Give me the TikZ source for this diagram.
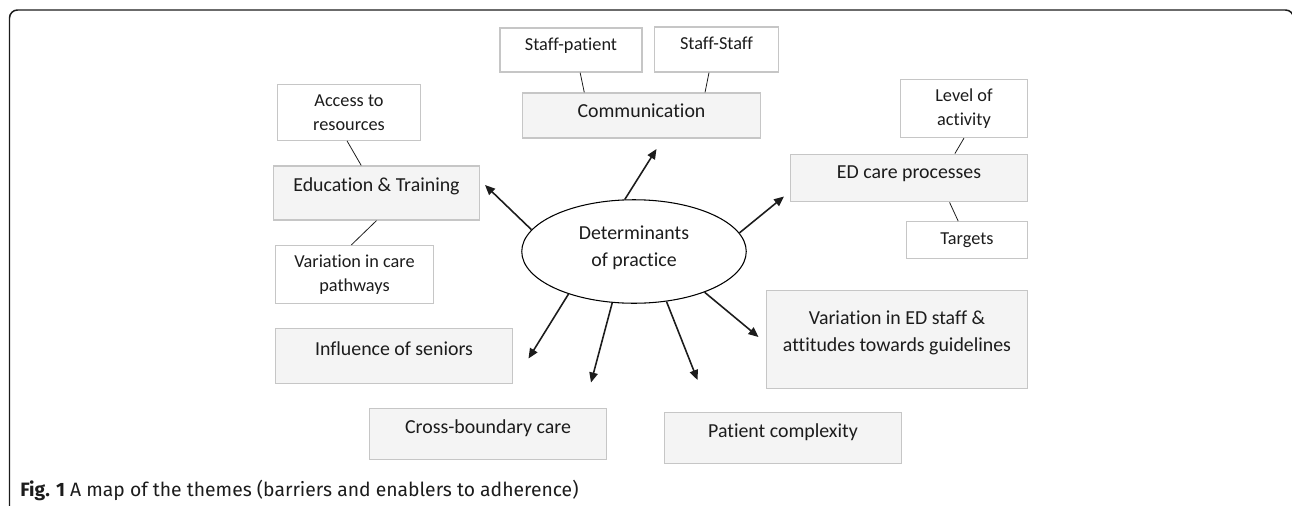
\documentclass[tikz,border=0pt]{standalone}
\usepackage{fontspec}
\setmainfont{Carlito}[Ligatures=NoCommon]
\newfontfamily\capfont{Fira Sans}
\usetikzlibrary{arrows.meta,shapes.geometric}
\definecolor{boxline}{HTML}{C6C6C6}
\definecolor{boxfill}{HTML}{F4F4F4}
\definecolor{ink}{HTML}{1C1C1C}

\begin{document}
\begin{tikzpicture}[
    theme/.style={draw=boxline, fill=boxfill, line width=0.7pt, inner sep=1pt, align=center, text=ink, font=\fontsize{11.3}{15.1}\selectfont},
    subtheme/.style={draw=boxline, fill=white, line width=0.7pt, inner sep=1pt, align=center, text=ink, font=\fontsize{10.4}{13.7}\selectfont},
    link/.style={line width=0.45pt, draw=ink},
    spoke/.style={-{Triangle[length=2mm,width=1.7mm]}, line width=0.9pt, draw=ink},
]
    \useasboundingbox (0,0) rectangle (25.84,-10.1);
    \draw[line width=0.85pt, ink, rounded corners=0.16cm] (0.19,-10.5) -- (0.19,-0.2) -- (25.87,-0.2) -- (25.87,-10.5);

    \node (D) at (12.68,-5.03) [draw, ellipse, line width=0.6pt, minimum width=4.49cm, minimum height=2.07cm, inner sep=0pt, align=center, text=ink, font=\fontsize{11.3}{15.1}\selectfont, text depth=6pt] {Determinants\\of practice};

    \node (C1) at (11.42,-1.00) [subtheme, minimum width=2.84cm, minimum height=0.88cm, text height=7.4pt, text depth=7.4pt] {Staff-patient};
    \node (C2) at (14.33,-0.99) [subtheme, minimum width=2.47cm, minimum height=0.90cm, text height=7.4pt, text depth=7.2pt] {Staff-Staff};
    \node (C) at (12.83,-2.31) [theme, minimum width=4.75cm, minimum height=0.90cm, text height=8pt, text depth=5.2pt] {Communication};

    \node (E1) at (6.98,-2.25) [subtheme, minimum width=2.87cm, minimum height=1.11cm] {Access to\\resources};
    \node (E) at (7.53,-3.86) [theme, minimum width=4.11cm, minimum height=1.08cm, text height=8pt, text depth=10pt] {Education \& Training};
    \node (E2) at (7.09,-5.49) [subtheme, minimum width=3.16cm, minimum height=1.16cm] {Variation in care\\pathways};

    \node (P1) at (19.28,-2.17) [subtheme, minimum width=2.55cm, minimum height=1.16cm] {Level of\\activity};
    \node (P) at (18.18,-3.56) [theme, minimum width=4.74cm, minimum height=0.95cm, text height=8pt, text depth=7.2pt] {ED care processes};
    \node (P2) at (19.34,-4.80) [subtheme, minimum width=2.41cm, minimum height=0.73cm, text height=7.4pt, text depth=2pt] {Targets};

    \node (V) at (17.94,-6.79) [theme, minimum width=5.22cm, minimum height=1.95cm, text depth=9.5pt] {Variation in ED staff \&\\attitudes towards guidelines};
    \node (S) at (7.88,-7.12) [theme, minimum width=4.75cm, minimum height=1.10cm, text height=8pt, text depth=8.8pt] {Influence of seniors};
    \node (B) at (9.76,-8.68) [theme, minimum width=4.75cm, minimum height=1.02cm, text height=8pt, text depth=8.2pt] {Cross-boundary care};
    \node (X) at (15.66,-8.76) [theme, minimum width=4.75cm, minimum height=1.02cm, text height=8pt, text depth=8.2pt] {Patient complexity};

    \node (F) at (0.40,-9.80) [anchor=west, inner sep=0pt, text=ink, font=\capfont\fontsize{11}{13}\selectfont] {\textbf{Fig. 1} A map of the themes (barriers and enablers to adherence)};

    \coordinate (tE) at (9.70,-3.70);
    \coordinate (tC) at (13.13,-2.98);
    \coordinate (tP) at (15.68,-3.93);
    \coordinate (tV) at (15.17,-6.74);
    \coordinate (tX) at (13.95,-7.60);
    \coordinate (tB) at (11.82,-7.65);
    \coordinate (tS) at (10.57,-7.17);

    \draw[link] (C1.-68) -- (C.158.5);
    \draw[link] (C2.-108.7) -- (C.20.6);
    \draw[link] (E1.-94.7) -- (E.119);
    \draw[link] (E.south) -- (E2.96.5);
    \draw[link] (P1.south) -- (P.28.3);
    \draw[link] (P.-31.2) -- (P2.115.4);

    \draw[spoke] (D.168.6) -- (tE);
    \draw[spoke] (D.100.6) -- (tC);
    \draw[spoke] (D.10) -- (tP);
    \draw[spoke] (D.-30.6) -- (tV);
    \draw[spoke] (D.-57.2) -- (tX);
    \draw[spoke] (D.-113.3) -- (tB);
    \draw[spoke] (D.-147.6) -- (tS);
\end{tikzpicture}
\end{document}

### DIRECTION
Leave out the pictures. Transcribe only the lines above, from the first through the one that contains "(25.87,-0.2) -- (25.87,-10.5);".

### TASK RESULT
Give me the TikZ source for this diagram.
\documentclass[tikz,border=0pt]{standalone}
\usepackage{fontspec}
\setmainfont{Carlito}[Ligatures=NoCommon]
\newfontfamily\capfont{Fira Sans}
\usetikzlibrary{arrows.meta,shapes.geometric}
\definecolor{boxline}{HTML}{C6C6C6}
\definecolor{boxfill}{HTML}{F4F4F4}
\definecolor{ink}{HTML}{1C1C1C}

\begin{document}
\begin{tikzpicture}[
    theme/.style={draw=boxline, fill=boxfill, line width=0.7pt, inner sep=1pt, align=center, text=ink, font=\fontsize{11.3}{15.1}\selectfont},
    subtheme/.style={draw=boxline, fill=white, line width=0.7pt, inner sep=1pt, align=center, text=ink, font=\fontsize{10.4}{13.7}\selectfont},
    link/.style={line width=0.45pt, draw=ink},
    spoke/.style={-{Triangle[length=2mm,width=1.7mm]}, line width=0.9pt, draw=ink},
]
    \useasboundingbox (0,0) rectangle (25.84,-10.1);
    \draw[line width=0.85pt, ink, rounded corners=0.16cm] (0.19,-10.5) -- (0.19,-0.2) -- (25.87,-0.2) -- (25.87,-10.5);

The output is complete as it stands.